Gesù, al pozzo di Giacobbe, incontra la donna samaritana

Gesù, al pozzo di Giacobbe, incontra la donna samaritana

“Doveva passare la Samaria”, di per sé non era necessario, poteva seguire la via normale della Transgiordania evitando questa terra considerata infedele. La Samaria si era separata da Israele ai tempi di Geroboamo, nel 930 a.C.. Era un popolo poco considerato dagli israeliti. Gesù invece guarda a questa regione, evidenzia il comportamento virtuoso di alcune persone di quei luoghi: il buon samaritano (Lc 10,29-37), il ringraziamento di uno dei dieci lebbrosi guariti (“era samaritano”) (Lc 17,11-19), questa donna samaritana (Gv 4,5-42)... Ha a cuore la loro evangelizzazione.

“Se tu conoscessi il dono di Dio” dice Gesù alla donna samaritana. Le chiede: ”Dammi da bere”; lei stessa ha sete di qualcosa che doni miglior senso alla sua umanità.
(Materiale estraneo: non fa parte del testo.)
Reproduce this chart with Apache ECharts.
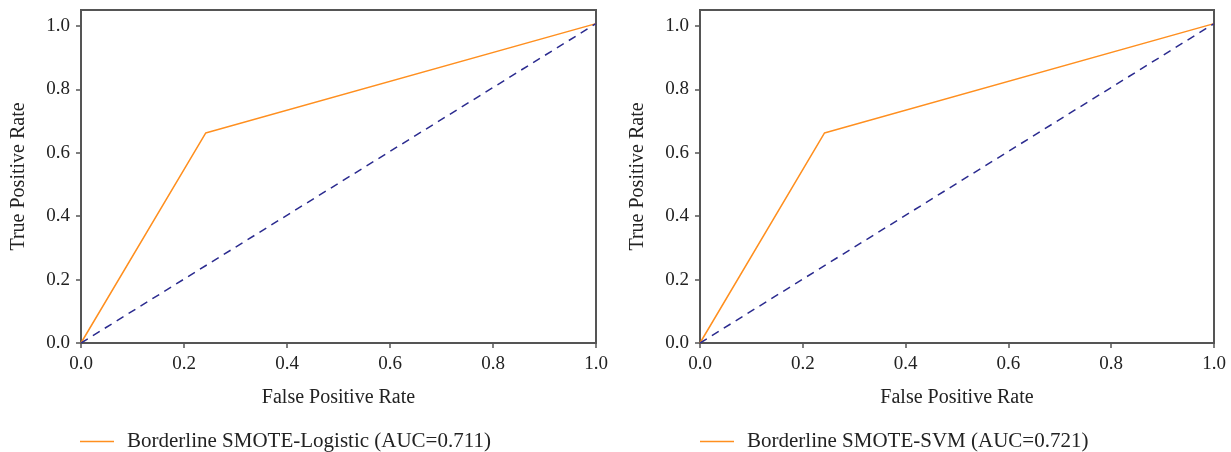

Si sta parlando di “un’acqua viva”: dell’amore del Padre e del Figlio, che Gesù ha sete di donare a ogni sorella, a ogni fratello.

Nel Vangelo di Giovanni, dopo l’incontro e la chiamata dei primi discepoli, dopo l’incontro, di notte, con il dottore della legge, Nicodemo, c’è questo dialogo con la donna della Samaria.
È l’indicazione chiara che nel pensiero di Gesù, il Vangelo deve essere annunciato a tutti, a chi diventerà familiare di Gesù; a chi ha sempre accolto nella sua vita i dettami della Torah; agli uomini e alle donne che hanno un preciso percorso di fede; ma anche a chi non conosce il Padre. Se Nicodemo e, parzialmente, gli apostoli, rappresentano l’itinerario tipico del popolo d’Israele, la donna evidenzia quello più universale, che parte dalla “sete” comune di tutti e “acqua” che appaga. Anche chi conosce la legge e la profezia approda a Dio solo se dà concretezza alla sete dei suoi desideri più profondi.

Dopo il prologo, dove si tesse la lode della Parola (1,1-18), protagonista di fondo del racconto evangelico è l’acqua. Ci sono però acque diverse; c’è quella stagnante che non disseta e non dà freschezza; c’è quella che zampilla, che è mossa dall’amore, che dona frutti anche per la vita eterna. Nei primi capitoli del 4° Vangelo c’è l’acqua del Battesimo proposto da Giovanni il Battista; c’è l’acqua del Giordano in cui Gesù si immerge per il Battesimo di penitenza; c’è l’acqua per la purificazione nelle sei anfore delle nozze di Cana; c’è la nascita dall’acqua e dallo Spirito nel dialogo con Nicodemo; c’è l’acqua che disseta per tutta la vita nel colloquio con la samaritana. Là dove, nella quotidianità, attingiamo acqua da Gesù, che è la fonte che disseta, rinfresca e purifica dalle nostre incrostazioni, dalle nostre fragilità, là noi viviamo una reale profondità di sequela; non si resta alla superficie della “buona notizia” del Vangelo; si coglie e si vive l’essenziale.

Il racconto è un dialogo tra la Parola e l’ascoltatore; quindi, è un confronto da attuare anche da ciascuno di noi. In alcuni momenti della nostra vita possiamo muovere i nostri passi verso dei rivoli periferici; gradatamente ci si allontana dalla sorgente. È l’incontro con Gesù che cambia la vita; è il permettere a Lui di parlare al profondo del nostro cuore e di dissetare la nostra sete di verità e di amore. La Quaresima è “momento favorevole” per dare determinazione a pensieri e scelte che diano qualità alla nostra esperienza spirituale.